Ricky Gervais and Stephen Merchant wrote and directed all 14 of the BBC episodes, and they were frequently very funny.  What got me, though, was how awfully bloody sad they were as well.  The folks in Scranton dealt with some tough issues from time to time, but there were moments in the UK version that just hurt. 

Michael Scott comes off as a sort of slightly buffoonish buddy character as he runs Scranton’s Dunder-Mifflin .  He fancies himself a comic genius, but he has a big heart.  He has a warm smile and kind eyes.  Even at his most-misguided, he’s not intentionally cruel.

David Brent, GM of Wernham-Hogg’s Slough location is a different sort entirely.  He, too, envisions himself as being full of comic bonhomie, beloved buddy of his employees. 

Instead, his crew don’t find him funny at all.  His manic desire to be liked and to be found entertaining…it’s like biting tinfoil.  In one episode, he’s talking to one coworker about his love of practical jokes, which he demonstrates by telling the receptionist he’s firing her for stealing.  Shockingly, she didn’t find that especially amusing.

To me, there are few things sadder than somebody trying to be funny and failing.  I used to see that a lot in radio.  I worked with some really funny people, professional entertainers and comics.  Sometimes, a group of us would be riffing and cutting up, and somebody would try to jump in only to fail.  Ouch. (Lord knows I had my share of excruciating failures, too (but I was better than Jennifer the Traffic Girl (whom my boss required to raise her hand if ever she tried to make a joke, since her attempts never worked)))

That’s what Ricky Gervais’s character David Brent does.  Other people will be effortlessly funny, and he’ll try to jump in and…Ouch.

In the Christmas Specials, we follow David Brent after he’s been laid-off.  He’s doing promotional appearances based on his small flicker of fame from the “Documentary on BBC-2.” He ends up doing a sort of Dating Game appearance, and he tries to channel Austin Powers (all the way down to a rented costume).  Once, he comes out and throws hats into a nightclub crowd, only to have partyers throw things back at him.  Worse yet, he keeps going back to Wernham-Hogg, where he’s desperate to find that he’s being missed. 

He really isn’t–not only is the office running just as smoothly without him as it did with him, people still manage to laugh without him.

The highs in the U.K. version are higher, and the lows are lower. 

Martin Freeman’s character Tim Canterbury is the emotional heart of the show.  There are all manner of oddballs around him, and Tim does enjoy mocking his crazy desk neighbor, Gareth, but we pull for Tim, both to succeed in his day-to-day life, and in his seemingly impossible relationship with Dawn, the engaged receptionist. 

Shortly before the end of the very final episode, Tim has a great soliloquy about work: The people you work with are people you were just thrown together with.
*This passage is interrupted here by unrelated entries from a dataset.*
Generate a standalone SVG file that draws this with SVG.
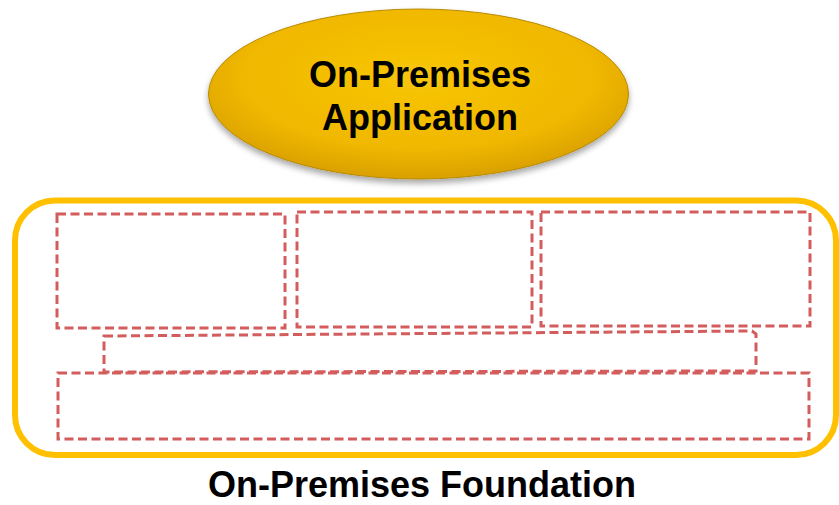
<svg xmlns="http://www.w3.org/2000/svg" width="839" height="505" viewBox="0 0 839 505">
<defs>
<radialGradient id="gold" cx="50%" cy="40%" r="60%">
<stop offset="0" stop-color="#f7c508"/>
<stop offset="0.7" stop-color="#f0b800"/>
<stop offset="1" stop-color="#d9a000"/>
</radialGradient>
<filter id="sh" x="-10%" y="-10%" width="120%" height="130%">
<feGaussianBlur in="SourceAlpha" stdDeviation="3"/>
<feOffset dx="0" dy="4" result="b"/>
<feComponentTransfer><feFuncA type="linear" slope="0.35"/></feComponentTransfer>
<feMerge><feMergeNode/><feMergeNode in="SourceGraphic"/></feMerge>
</filter>
</defs>
<style>
.dash{fill:none;stroke:#d35c5c;stroke-width:3;stroke-dasharray:9 4.5}
.t{font-family:"Liberation Sans",Arial,sans-serif;font-weight:bold;font-size:36px;fill:#000;text-anchor:middle}
</style>
<rect width="839" height="505" fill="#fff"/>
<g id="foundation">
<rect x="15" y="200.5" width="821" height="254.5" rx="40" ry="40" fill="none" stroke="#ffc000" stroke-width="6"/>
<rect class="dash" x="57" y="214" width="228" height="114"/>
<rect class="dash" x="297" y="212" width="235" height="115"/>
<rect class="dash" x="541" y="212" width="269" height="114"/>
<path class="dash" d="M104,336 L752,331 L756,334 L756,371 L104,372 Z"/>
<rect class="dash" x="58" y="373" width="751" height="66"/>
<text class="t" x="422" y="497" font-size="35">On-Premises Foundation</text>
</g>
<g id="application">
<ellipse cx="418.5" cy="94" rx="210" ry="85" fill="url(#gold)" stroke="#b88a00" stroke-width="1" filter="url(#sh)"/>
<text class="t" x="420" y="87">On-Premises</text>
<text class="t" x="420" y="130">Application</text>
</g>
<g id="connectors"/>
</svg>
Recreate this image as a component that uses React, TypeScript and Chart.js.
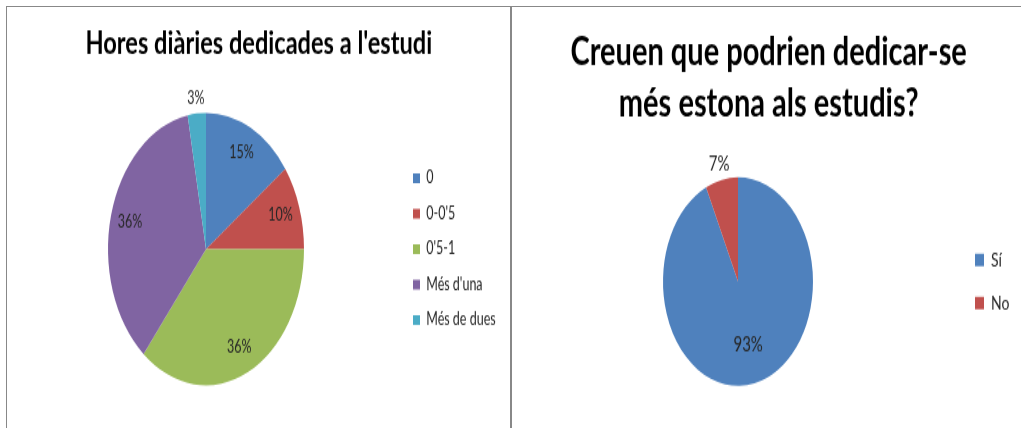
import React, { useEffect, useRef } from "react";
import { Chart, registerables } from "chart.js";

Chart.register(...registerables);

// ---- Data ----
const hoursTitle = "Hores diàries dedicades a l'estudi";
const hoursLabels = ["0", "0-0'5", "0'5-1", "Més d'una", "Més de dues"];
const hoursValues = [15, 10, 36, 36, 3];
const hoursColors = ["#4F81BD", "#C0504D", "#9BBB59", "#8064A2", "#4BACC6"];

const moreTitle = ["Creuen que podrien dedicar-se", "més estona als estudis?"];
const moreLabels = ["Sí", "No"];
const moreValues = [93, 7];
const moreColors = ["#4F81BD", "#C0504D"];

// ---- Styling ----
const STRETCH = 1.39;
const FONT = "Lato";
const TEXT_COLOR = "#262626";
const BORDER_COLOR = "#888888";

type PanelCfg = {
  left: number;
  top: number;
  width: number;
  height: number;
  title: string | string[];
  labels: string[];
  values: number[];
  colors: string[];
  titleSize: number;
  titleLineHeight: number;
  titlePadTop: number;
  titlePadBottom: number;
  legendSize: number;
  legendBox: number;
  legendPad: number;
  labelSize: number;
  labelFactors: number[];
  areaLeft: number;
  areaRight: number;
  padBottom: number;
};

const leftPanel: PanelCfg = {
  left: 8,
  top: 8,
  width: 502,
  height: 303,
  title: hoursTitle,
  labels: hoursLabels,
  values: hoursValues,
  colors: hoursColors,
  titleSize: 23.6,
  titleLineHeight: 1.2,
  titlePadTop: 11.1,
  titlePadBottom: 36.0,
  legendSize: 12.5,
  legendBox: 7,
  legendPad: 13,
  labelSize: 12.5,
  labelFactors: [0.8, 0.8, 0.8, 0.8, 1.11],
  areaLeft: 4,
  areaRight: 392,
  padBottom: 31.6,
};

const rightPanel: PanelCfg = {
  left: 512,
  top: 8,
  width: 513,
  height: 303,
  title: moreTitle,
  labels: moreLabels,
  values: moreValues,
  colors: moreColors,
  titleSize: 29,
  titleLineHeight: 1.29,
  titlePadTop: 12.9,
  titlePadBottom: 34.1,
  legendSize: 14,
  legendBox: 9,
  legendPad: 17,
  labelSize: 15,
  labelFactors: [0.62, 1.156],
  areaLeft: 6,
  areaRight: 446,
  padBottom: 31.2,
};

function PiePanel({ cfg }: { cfg: PanelCfg }) {
  const ref = useRef<HTMLCanvasElement>(null);

  useEffect(() => {
    const canvas = ref.current;
    if (!canvas) return;
    const m = document.createElement("canvas").getContext("2d")!;
    m.font = `${cfg.legendSize}px ${FONT}`;
    const maxText = Math.max(...cfg.labels.map((l) => m.measureText(l).width));
    const legendW = cfg.legendPad + cfg.legendBox + cfg.legendSize / 2 + maxText + 10;
    const padRight = Math.max(0, cfg.width - cfg.areaRight - legendW);

    const labelPlugin = {
      id: "pctLabels",
      afterDatasetsDraw(chart: any) {
        const ctx = chart.ctx as CanvasRenderingContext2D;
        const meta = chart.getDatasetMeta(0);
        const data = chart.data.datasets[0].data as number[];
        const total = data.reduce((a, b) => a + b, 0);
        ctx.save();
        ctx.font = `${cfg.labelSize}px ${FONT}`;
        ctx.fillStyle = TEXT_COLOR;
        ctx.textAlign = "center";
        ctx.textBaseline = "middle";
        meta.data.forEach((arc: any, i: number) => {
          const { x, y, startAngle, endAngle, outerRadius } = arc.getProps(
            ["x", "y", "startAngle", "endAngle", "outerRadius"],
            true
          );
          const mid = (startAngle + endAngle) / 2;
          const r = outerRadius * cfg.labelFactors[i];
          const pct = Math.round((data[i] / total) * 100);
          ctx.fillText(pct + "%", x + Math.cos(mid) * r, y + Math.sin(mid) * r);
        });
        ctx.restore();
      },
    };

    const chart = new Chart(canvas, {
      type: "pie",
      data: {
        labels: cfg.labels,
        datasets: [
          {
            data: cfg.values,
            backgroundColor: cfg.colors,
            borderWidth: 0,
          },
        ],
      },
      options: {
        responsive: false,
        animation: false,
        devicePixelRatio: 1,
        events: [],
        layout: {
          padding: { left: cfg.areaLeft, right: padRight, top: 0, bottom: cfg.padBottom },
        },
        plugins: {
          title: {
            display: true,
            text: cfg.title,
            color: "#000000",
            font: { family: FONT, size: cfg.titleSize, weight: "bold", lineHeight: cfg.titleLineHeight },
            padding: { top: cfg.titlePadTop, bottom: cfg.titlePadBottom },
          },
          legend: {
            display: true,
            position: "right",
            fullSize: false,
            align: "center",
            labels: {
              boxWidth: cfg.legendBox,
              boxHeight: cfg.legendBox,
              padding: cfg.legendPad,
              color: TEXT_COLOR,
              font: { family: FONT, size: cfg.legendSize },
            },
          },
          tooltip: { enabled: false },
        },
      } as any,
      plugins: [labelPlugin],
    });
    return () => chart.destroy();
  }, [cfg]);

  return (
    <div
      style={{
        position: "absolute",
        left: cfg.left,
        top: cfg.top,
        width: cfg.width,
        height: cfg.height,
        transform: `scaleY(${STRETCH})`,
        transformOrigin: "0 0",
      }}
    >
      <canvas ref={ref} width={cfg.width} height={cfg.height} />
    </div>
  );
}

export default function App() {
  return (
    <div
      style={{
        position: "fixed",
        left: 0,
        top: 0,
        width: 1021,
        height: 428,
        overflow: "hidden",
        background: "#ffffff",
      }}
    >
      <div
        style={{
          position: "absolute",
          left: 6,
          top: 6,
          width: 1100,
          height: 600,
          border: `1px solid ${BORDER_COLOR}`,
        }}
      />
      <div
        style={{
          position: "absolute",
          left: 510,
          top: 6,
          width: 2,
          height: 500,
          background: BORDER_COLOR,
        }}
      />
      <PiePanel cfg={leftPanel} />
      <PiePanel cfg={rightPanel} />
    </div>
  );
}
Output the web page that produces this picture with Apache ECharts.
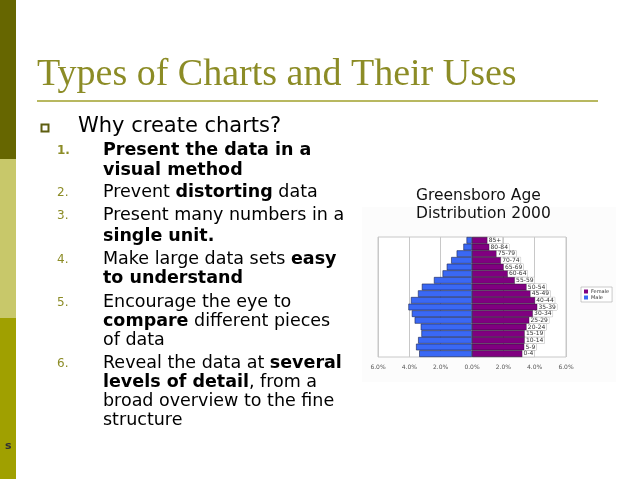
<!DOCTYPE html>
<html><head><meta charset="utf-8">
<script src="https://cdn.jsdelivr.net/npm/echarts@6/dist/echarts.min.js"></script>
<style>html,body{margin:0;padding:0;background:#fff}#c{width:638px;height:479px}</style>
</head><body><div id="c"></div>
<script>
// ---- data ----
const ageGroups = ['0-4','5-9','10-14','15-19','20-24','25-29','30-34','35-39','40-44','45-49','50-54','55-59','60-64','65-69','70-74','75-79','80-84','85+'];
const malePct   = [3.37,3.57,3.44,3.23,3.27,3.66,3.84,4.06,3.90,3.45,3.20,2.43,1.88,1.61,1.33,0.98,0.55,0.35];
const femalePct = [3.23,3.35,3.38,3.38,3.50,3.67,3.90,4.18,4.04,3.75,3.50,2.75,2.30,2.04,1.86,1.58,1.12,1.00];
const xTicks = [-6,-4,-2,0,2,4,6];
const seriesNames = ['Female','Male'];

const slideTitle = 'Types of Charts and Their Uses';
const chartTitle = ['Greensboro Age','Distribution 2000'];

const SANS = '"DejaVu Sans", Verdana, sans-serif';
const OLIVE = '#8c8c26';

const chart = echarts.init(document.getElementById('c'), null, {renderer:'canvas'});

function line(x, y, text, size){
  return {type:'text', x:x, y:y, silent:true,
    style:{text:text, fontFamily:SANS, fontSize:size, fill:'#000', verticalAlign:'middle',
      rich:{
        r:{fontFamily:SANS, fontSize:size, fill:'#000', color:'#000'},
        b:{fontFamily:SANS, fontSize:size, fontWeight:'bold', fill:'#000', color:'#000'}
      }}};
}
function num(y, t, bold){
  return {type:'text', x:57, y:y, silent:true,
    style:{text:t, fontFamily:SANS, fontSize:12, fontWeight:bold?'bold':'normal', fill:OLIVE, verticalAlign:'middle'}};
}

const FS = 17.5, TX = 103;
const graphics = [
  {type:'rect', shape:{x:0,y:0,width:16,height:159}, style:{fill:'#666600'}},
  {type:'rect', shape:{x:0,y:159,width:16,height:159}, style:{fill:'#c8c86a'}},
  {type:'rect', shape:{x:0,y:318,width:16,height:161}, style:{fill:'#a0a000'}},
  {type:'text', x:5, y:446, style:{text:'s', fontFamily:SANS, fontSize:11, fontWeight:'bold', fill:'#333', verticalAlign:'middle'}},
  {type:'text', x:37, y:75, style:{text:slideTitle, fontFamily:'"Liberation Serif", serif', fontSize:38, fill:OLIVE, verticalAlign:'middle'}},
  {type:'line', shape:{x1:37,y1:101,x2:598,y2:101}, style:{stroke:'#b8b860', lineWidth:2}},
  {type:'rect', shape:{x:41.5,y:124.5,width:7,height:7}, style:{fill:'none', stroke:'#5e5e10', lineWidth:2}},
  line(78, 127, 'Why create charts?', 21),
  num(151,'1.',true), line(TX,150,'{b|Present the data in a}',FS), line(TX,170,'{b|visual method}',FS),
  num(193,'2.'), line(TX,192,'{r|Prevent }{b|distorting}{r| data}',FS),
  num(216,'3.'), line(TX,215,'{r|Present many numbers in a}',FS), line(TX,236,'{b|single unit.}',FS),
  num(260,'4.'), line(TX,259,'{r|Make large data sets }{b|easy}',FS), line(TX,278,'{b|to understand}',FS),
  num(303,'5.'), line(TX,302,'{r|Encourage the eye to}',FS), line(TX,321,'{b|compare}{r| different pieces}',FS), line(TX,340,'{r|of data}',FS),
  num(364,'6.'), line(TX,363,'{r|Reveal the data at }{b|several}',FS), line(TX,382,'{b|levels of detail}{r|, from a}',FS),
  line(TX,401,'{r|broad overview to the fine}',FS), line(TX,420,'{r|structure}',FS),
  {type:'rect', z:-10, shape:{x:362,y:207,width:254,height:175}, style:{fill:'#fcfcfc'}},
  {type:'text', x:416, y:196, style:{text:chartTitle[0], fontFamily:SANS, fontSize:15.5, fill:'#111', verticalAlign:'middle'}},
  {type:'text', x:416, y:214, style:{text:chartTitle[1], fontFamily:SANS, fontSize:15.5, fill:'#111', verticalAlign:'middle'}}
];

chart.setOption({
  animation:false,
  backgroundColor:'#fff',
  graphic:{elements:graphics},
  grid:{left:378, top:237, width:188, height:120, show:true, backgroundColor:'#fff', borderColor:'#c8c8c8', borderWidth:1, containLabel:false},
  legend:{data:seriesNames, orient:'vertical', left:581, top:287, padding:[2,3], itemGap:1, itemWidth:4, itemHeight:4, icon:'rect',
    itemStyle:{borderWidth:0},
    backgroundColor:'#fff', borderColor:'#aaa', borderWidth:0.6, textStyle:{fontSize:5, color:'#333', fontFamily:SANS, padding:[0,0,0,-2]}},
  xAxis:{type:'value', min:-6, max:6, interval:2,
    axisLine:{show:false}, axisTick:{show:false},
    splitLine:{show:true, lineStyle:{color:'#c8c8c8', width:1}},
    axisLabel:{fontSize:6, color:'#555', fontFamily:SANS, margin:7, formatter:v=>Math.abs(v).toFixed(1)+'%'}},
  yAxis:{type:'category', data:ageGroups, axisLine:{show:false}, axisTick:{show:false}, axisLabel:{show:false}},
  series:[
    {name:'Female', type:'bar', data:femalePct, barGap:'-100%', barCategoryGap:'0%',
      itemStyle:{color:'#800080', borderColor:'#2a1030', borderWidth:0.6},
      label:{show:true, position:'right', distance:0, fontSize:6, color:'#333', fontFamily:SANS,
        backgroundColor:'#fff', borderColor:'#aaa', borderWidth:0.4, padding:[0,1],
        formatter:p=>ageGroups[p.dataIndex]}},
    {name:'Male', type:'bar', data:malePct.map(v=>-v), barGap:'-100%', barCategoryGap:'0%',
      itemStyle:{color:'#3a68f4', borderColor:'#1a2450', borderWidth:0.6}}
  ]
});
</script></body></html>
You know, you don’t know them, it wasn’t your choice, and yet you spend more time with them then you do your friends or your family. But probably all you’ve got in common is the fact that you walk around on the same bit of carpet for 8 hours a day.

It’s sad but true.  I see that here in my workplace.  My fellow cube-jockeys and I are like a family.  We have all manner of dysfunctional members, but we’re in it together, being nice and following the rules (well, to some extent ;-)).  Nobody in the Scranton Office is really that abrasive.  In Slough, as in St. Petersburg, people do not always play so nicely.  The rewards are there, as are the pokes in the pancreas, as we try to navigate through our 40 hour weeks. 

Just spare me, Universe, from people committing comedy suicide and not even knowing it.

Oh, and “The Office (U.K.)” has the better theme song: “Handbags and Gladrags,” a suitably bittersweet melody for the show. 

In summation, I quote a reviewer on IMDB.com, who just nailed it: Simply revel in the glorious dissection of the human condition, the frustrations of under-achievement and personal delusion on a grand scale, cringe at excruciating faux pas and marvel at pomposity and sexism of breathtaking scope. All without a laugh track.

And God knows, life just doesn’t have a laugh track.  Happy Saturday.